PROVIDED MATERIAL:
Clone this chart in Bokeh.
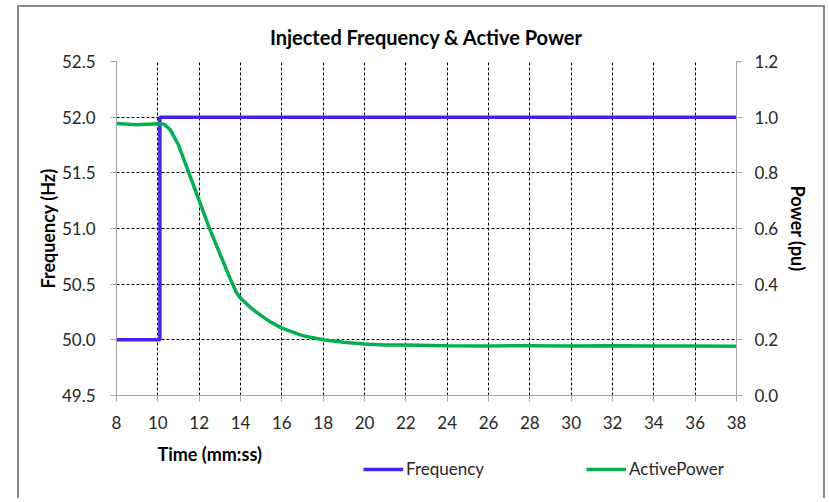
from bokeh.plotting import figure
from bokeh.layouts import column
from bokeh.models import (Range1d, LinearAxis, FixedTicker, NumeralTickFormatter,
                          Legend, LegendItem, Label)
from bokeh.embed import file_html
from bokeh.resources import INLINE

# ---- data ----
freq_time = [8, 10.1, 10.1, 38]
freq_hz = [50.0, 50.0, 52.0, 52.0]

power_time = [8, 9, 10, 10.3, 10.6, 11, 11.5, 12, 12.5, 13, 13.5, 13.8, 14, 14.5,
              15, 15.5, 16, 17, 18, 19, 20, 21, 22, 24, 26, 28, 30, 32, 34, 36, 38]
power_pu = [0.977, 0.973, 0.976, 0.975, 0.955, 0.90, 0.80, 0.70, 0.60, 0.51, 0.42,
            0.37, 0.35, 0.315, 0.287, 0.262, 0.242, 0.215, 0.200, 0.191, 0.185,
            0.181, 0.181, 0.179, 0.178, 0.179, 0.178, 0.179, 0.178, 0.178, 0.177]

x_ticks = list(range(8, 39, 2))
freq_ticks = [49.5, 50.0, 50.5, 51.0, 51.5, 52.0, 52.5]
power_ticks = [0.0, 0.2, 0.4, 0.6, 0.8, 1.0, 1.2]

title_text = "Injected Frequency & Active Power"
x_label = "Time (mm:ss)"
y_label = "Frequency (Hz)"
y2_label = "Power (pu)"
series_names = ["Frequency", "ActivePower"]

FONT = "Lato"
BLUE = "#4423f5"
GREEN = "#00b050"
AXIS_GRAY = "#a6a6a6"
BORDER = "#8a8a8a"
LINE_W = 3.5

# ---------------- main chart ----------------
p = figure(output_backend="svg", toolbar_location=None,
           frame_width=620, frame_height=334,
           min_border_left=116, min_border_right=93,
           min_border_top=61, min_border_bottom=45,
           x_range=Range1d(8, 38), y_range=Range1d(49.5, 52.5))
p.outline_line_color = None
p.background_fill_color = "white"
p.border_fill_color = None

p.title.text = title_text
p.title.align = "center"
p.title.text_font = FONT
p.title.text_font_size = "20px"
p.title.text_font_style = "bold"
p.title.text_color = "#000000"
p.title.standoff = 26

p.extra_y_ranges = {"pu": Range1d(0, 1.2)}
ax2 = LinearAxis(y_range_name="pu")
p.add_layout(ax2, "right")

for ax in [p.xaxis[0], p.yaxis[0], ax2]:
    ax.axis_line_color = AXIS_GRAY
    ax.axis_line_width = 1
    ax.major_tick_line_color = AXIS_GRAY
    ax.major_tick_in = 0
    ax.major_tick_out = 6
    ax.minor_tick_line_color = None
    ax.major_label_text_font = FONT
    ax.major_label_text_font_size = "17px"
    ax.major_label_text_color = "#262626"
    ax.axis_label_text_font = FONT
    ax.axis_label_text_font_size = "18px"
    ax.axis_label_text_font_style = "bold"
    ax.axis_label_text_color = "#000000"

p.xaxis[0].ticker = FixedTicker(ticks=x_ticks)
p.xaxis[0].major_label_standoff = 14
p.yaxis[0].ticker = FixedTicker(ticks=freq_ticks)
p.yaxis[0].formatter = NumeralTickFormatter(format="0.0")
p.yaxis[0].axis_label = y_label
p.yaxis[0].major_label_standoff = 15
p.yaxis[0].axis_label_standoff = 0
ax2.ticker = FixedTicker(ticks=power_ticks)
ax2.formatter = NumeralTickFormatter(format="0.0")
ax2.axis_label = y2_label
ax2.major_label_standoff = 12
ax2.axis_label_standoff = 6
ax2.axis_label_orientation = "vertical"

p.xgrid.ticker = FixedTicker(ticks=x_ticks[1:-1])
p.ygrid.ticker = FixedTicker(ticks=freq_ticks[1:])
for g in [p.xgrid[0], p.ygrid[0]]:
    g.grid_line_color = "black"
    g.grid_line_dash = "3 2"
    g.grid_line_width = 1

p.line(freq_time, freq_hz, line_color=BLUE, line_width=LINE_W)
p.line(power_time, power_pu, line_color=GREEN, line_width=LINE_W,
       y_range_name="pu")

# ---------------- footer: x label + legend ----------------
f = figure(output_backend="svg", toolbar_location=None,
           frame_width=620, frame_height=58,
           min_border_left=116, min_border_right=93,
           min_border_top=0, min_border_bottom=0,
           x_range=Range1d(8, 38), y_range=Range1d(-3, -2),
           x_axis_type=None, y_axis_type=None)
f.outline_line_color = None
f.background_fill_color = None
f.border_fill_color = None
f.grid.visible = False

# series drawn again only to supply the legend swatches (outside the visible range)
lf = f.line(freq_time, freq_hz, line_color=BLUE, line_width=LINE_W)
lp = f.line(power_time, power_pu, line_color=GREEN, line_width=LINE_W)

xl = Label(x=41, y=45, x_units="screen", y_units="screen", text=x_label,
           text_font=FONT, text_font_size="18px", text_font_style="bold",
           text_color="#000000", text_baseline="middle")
f.add_layout(xl)

legend = Legend(items=[LegendItem(label=series_names[0], renderers=[lf]),
                       LegendItem(label=series_names[1], renderers=[lp])],
                orientation="horizontal", location=(247, 19),
                glyph_width=40, glyph_height=18, label_standoff=3, spacing=102,
                padding=0, margin=0, border_line_color=None,
                background_fill_alpha=0,
                label_text_font=FONT, label_text_font_size="17px",
                label_text_color="#262626")
f.add_layout(legend, "center")

page = column(p, f, spacing=0, styles={
    "background-color": "white",
    "background-image": ("linear-gradient(%s,%s), linear-gradient(%s,%s), "
                         "linear-gradient(%s,%s)") % ((BORDER,) * 6),
    "background-size": "2px 100%, 808px 2px, 2px 100%",
    "background-position": "17px 5px, 17px 5px, 823px 5px",
    "background-repeat": "no-repeat",
})

open("out.html", "w").write(file_html(page, INLINE))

EXERCISE PROMPT: Without the pictures, please reproduce each line of the listing above exactly, from the first one through the line bearing "LINE_W = 3.5".

WRITTEN REPLY:
Clone this chart in Bokeh.
from bokeh.plotting import figure
from bokeh.layouts import column
from bokeh.models import (Range1d, LinearAxis, FixedTicker, NumeralTickFormatter,
                          Legend, LegendItem, Label)
from bokeh.embed import file_html
from bokeh.resources import INLINE

# ---- data ----
freq_time = [8, 10.1, 10.1, 38]
freq_hz = [50.0, 50.0, 52.0, 52.0]

power_time = [8, 9, 10, 10.3, 10.6, 11, 11.5, 12, 12.5, 13, 13.5, 13.8, 14, 14.5,
              15, 15.5, 16, 17, 18, 19, 20, 21, 22, 24, 26, 28, 30, 32, 34, 36, 38]
power_pu = [0.977, 0.973, 0.976, 0.975, 0.955, 0.90, 0.80, 0.70, 0.60, 0.51, 0.42,
            0.37, 0.35, 0.315, 0.287, 0.262, 0.242, 0.215, 0.200, 0.191, 0.185,
            0.181, 0.181, 0.179, 0.178, 0.179, 0.178, 0.179, 0.178, 0.178, 0.177]

x_ticks = list(range(8, 39, 2))
freq_ticks = [49.5, 50.0, 50.5, 51.0, 51.5, 52.0, 52.5]
power_ticks = [0.0, 0.2, 0.4, 0.6, 0.8, 1.0, 1.2]

title_text = "Injected Frequency & Active Power"
x_label = "Time (mm:ss)"
y_label = "Frequency (Hz)"
y2_label = "Power (pu)"
series_names = ["Frequency", "ActivePower"]

FONT = "Lato"
BLUE = "#4423f5"
GREEN = "#00b050"
AXIS_GRAY = "#a6a6a6"
BORDER = "#8a8a8a"
LINE_W = 3.5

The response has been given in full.